Filter the records below down to lines containing "this".

________________________________________

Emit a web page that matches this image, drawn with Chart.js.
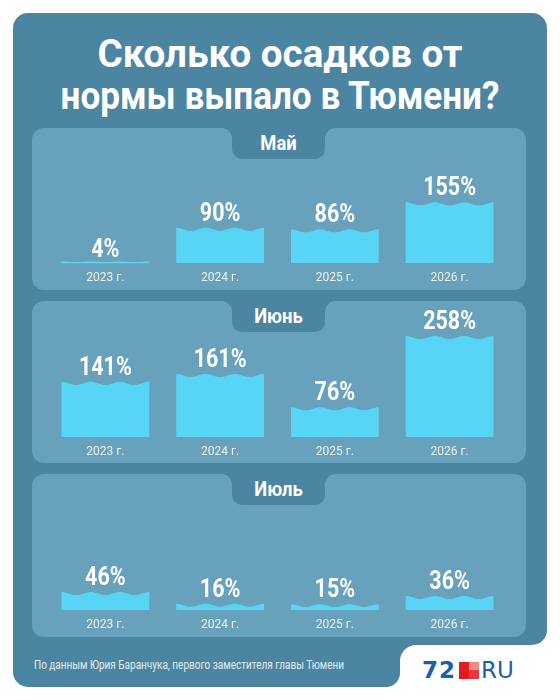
<!DOCTYPE html>
<html lang="ru">
<head>
<meta charset="utf-8">
<title>Осадки в Тюмени</title>
<script src="https://cdn.jsdelivr.net/npm/chart.js@4.4.1/dist/chart.umd.min.js"></script>
<style>
  html, body { margin: 0; padding: 0; background: #fff; }
  body { width: 560px; height: 700px; position: relative; overflow: hidden;
         font-family: "Roboto", sans-serif; }
  .abs { position: absolute; }
  .card-top { left: 13px; top: 13px; width: 534px; height: 632px; background: #4c85a1;
              border-radius: 15px 15px 15px 0; }
  .card-bottom { left: 13px; top: 600px; width: 387px; height: 87px; background: #4c85a1;
                 border-radius: 0 0 14px 15px; }
  .notch-fill { left: 400px; top: 645px; width: 16px; height: 16px; background: #4c85a1; }
  .notch-cut { left: 400px; top: 645px; width: 16px; height: 16px; background: #fff;
               border-top-left-radius: 16px; }
  .title { left: 0; width: 560px; text-align: center; color: #fff; white-space: nowrap;
           font-weight: bold; font-size: 39px; line-height: 42px; }
  .panel { left: 32px; width: 494px; background: #68a1bb; border-radius: 12px; }
  .tab { left: 232px; width: 93px; height: 31px; background: #4c85a1;
         border-radius: 0 0 10px 10px; }
  .tab span { display: block; color: #fff; font-weight: bold; font-size: 20px;
              text-align: center; line-height: 30px; transform: scaleX(0.92); }
  .cl { width: 10px; height: 10px; background: radial-gradient(circle at 0 100%, #68a1bb 9.5px, #4c85a1 10px); left: 222px; }
  .cr { width: 10px; height: 10px; background: radial-gradient(circle at 100% 100%, #68a1bb 9.5px, #4c85a1 10px); left: 325px; }
  canvas.chart { position: absolute; left: 32px; }
  .source { left: 34px; top: 657px; color: #e3eef3; font-size: 12.5px; white-space: nowrap;
            transform: scaleX(0.8); transform-origin: 0 0; }
  .logo { left: 422px; top: 658px; height: 24px; display: flex; align-items: center; }
  .logo .num { font-family: "DejaVu Sans", sans-serif; font-weight: bold; font-size: 23px;
               color: #1b5ea9; letter-spacing: 1px; }
  .logo .sq { width: 20px; height: 17px; margin: 0 2px 0 3px; position: relative; }
  .logo .sq span { position: absolute; }
  .logo .ru { font-family: "DejaVu Sans", sans-serif; font-size: 23px; color: #1b5ea9; }
</style>
</head>
<body>
<div class="abs card-top"></div>
<div class="abs card-bottom"></div>
<div class="abs notch-fill"></div>
<div class="abs notch-cut"></div>

<div class="abs title" style="top:33px;transform:scaleX(0.99);transform-origin:280px 0">Сколько осадков от</div>
<div class="abs title" style="top:75px;transform:scaleX(0.9);transform-origin:280px 0">нормы выпало в Тюмени?</div>

<div class="abs panel" style="top:128px;height:162px"></div>
<div class="abs cl" style="top:128px"></div>
<div class="abs cr" style="top:128px"></div>
<div class="abs tab" style="top:128px"><span id="tab0"></span></div>
<canvas class="chart" id="chartMay" width="494" height="171" style="top:128px"></canvas>

<div class="abs panel" style="top:301px;height:162px"></div>
<div class="abs cl" style="top:301px"></div>
<div class="abs cr" style="top:301px"></div>
<div class="abs tab" style="top:301px"><span id="tab1"></span></div>
<canvas class="chart" id="chartJune" width="494" height="171" style="top:301px"></canvas>

<div class="abs panel" style="top:474px;height:163px"></div>
<div class="abs cl" style="top:474px"></div>
<div class="abs cr" style="top:474px"></div>
<div class="abs tab" style="top:474px"><span id="tab2"></span></div>
<canvas class="chart" id="chartJuly" width="494" height="172" style="top:474px"></canvas>

<div class="abs source">По данным Юрия Баранчука, первого заместителя главы Тюмени</div>
<div class="abs logo">
  <span class="num">72</span>
  <span class="sq">
    <span style="left:0;top:0;width:10px;height:17px;background:#e21b23"></span>
    <span style="left:10px;top:0;width:10px;height:8px;background:#f28a80"></span>
    <span style="left:10px;top:8px;width:10px;height:9px;background:#e9353d"></span>
  </span>
  <span class="ru">RU</span>
</div>

<script>
// Осадки от нормы, %
const years = ['2023 г.', '2024 г.', '2025 г.', '2026 г.'];
const months = ['Май', 'Июнь', 'Июль'];
const mayValues = [4, 90, 86, 155];
const juneValues = [141, 161, 76, 258];
const julyValues = [46, 16, 15, 36];

const barColor = '#58d5f4';
const panelColor = '#68a1bb';

// wavy top of every bar + value label above it
const wavePlugin = {
    id: 'wave',
    afterDatasetsDraw(chart) {
        const ctx = chart.ctx;
        const meta = chart.getDatasetMeta(0);
        const values = chart.data.datasets[0].data;
        meta.data.forEach((bar, i) => {
            const left = bar.x - bar.width / 2;
            const w = bar.width;
            const top = bar.y;
            const h = bar.base - bar.y;
            const a = Math.min(1.6, h * 0.25);
            ctx.save();
            ctx.fillStyle = panelColor;
            ctx.fillRect(left - 0.5, top - 0.5, w + 1, 2 * a + 0.5);
            ctx.beginPath();
            for (let k = 0; k <= 60; k++) {
                const t = k / 60;
                const py = top + a - a * Math.cos(t * Math.PI * 2 * 3);
                if (k === 0) ctx.moveTo(left, py); else ctx.lineTo(left + t * w, py);
            }
            ctx.lineTo(left + w, top + 2 * a + 1);
            ctx.lineTo(left, top + 2 * a + 1);
            ctx.closePath();
            ctx.fillStyle = barColor;
            ctx.fill();

            ctx.translate(bar.x, top - 3 - 2.5 * a);
            ctx.scale(0.86, 1);
            ctx.fillStyle = '#ffffff';
            ctx.font = 'bold 25px Roboto, sans-serif';
            ctx.textAlign = 'center';
            ctx.textBaseline = 'alphabetic';
            ctx.fillText(values[i] + '%', 0, 0);
            ctx.restore();
        });
    }
};

function makeChart(id, values, padTop, padBottom) {
    const ctx = document.getElementById(id).getContext('2d');
    return new Chart(ctx, {
        type: 'bar',
        data: {
            labels: years,
            datasets: [{
                data: values,
                backgroundColor: barColor,
                borderWidth: 0,
                barPercentage: 0.765,
                categoryPercentage: 1
            }]
        },
        options: {
            responsive: false,
            animation: false,
            layout: { padding: { left: 16, right: 19, top: padTop, bottom: padBottom } },
            plugins: { legend: { display: false }, tooltip: { enabled: false } },
            scales: {
                x: {
                    grid: { display: false, drawTicks: false },
                    border: { display: false },
                    ticks: {
                        color: '#eef5f8',
                        font: { family: 'Roboto', size: 12 },
                        padding: 8
                    }
                },
                y: { display: false, min: 0, max: 300 }
            }
        },
        plugins: [wavePlugin]
    });
}

months.forEach((m, i) => { document.getElementById('tab' + i).textContent = m; });

makeChart('chartMay', mayValues, 17.5, 5.6);
makeChart('chartJune', juneValues, 18.5, 4.6);
makeChart('chartJuly', julyValues, 18.5, 5.6);
</script>
</body>
</html>
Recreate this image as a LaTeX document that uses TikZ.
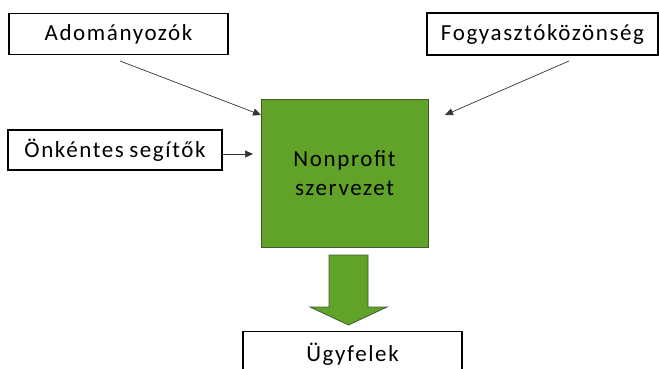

________________________________________

* _Task answer_:
Emit a web page that matches this image, drawn with Chart.js.
Recreate this image as a LaTeX document that uses TikZ.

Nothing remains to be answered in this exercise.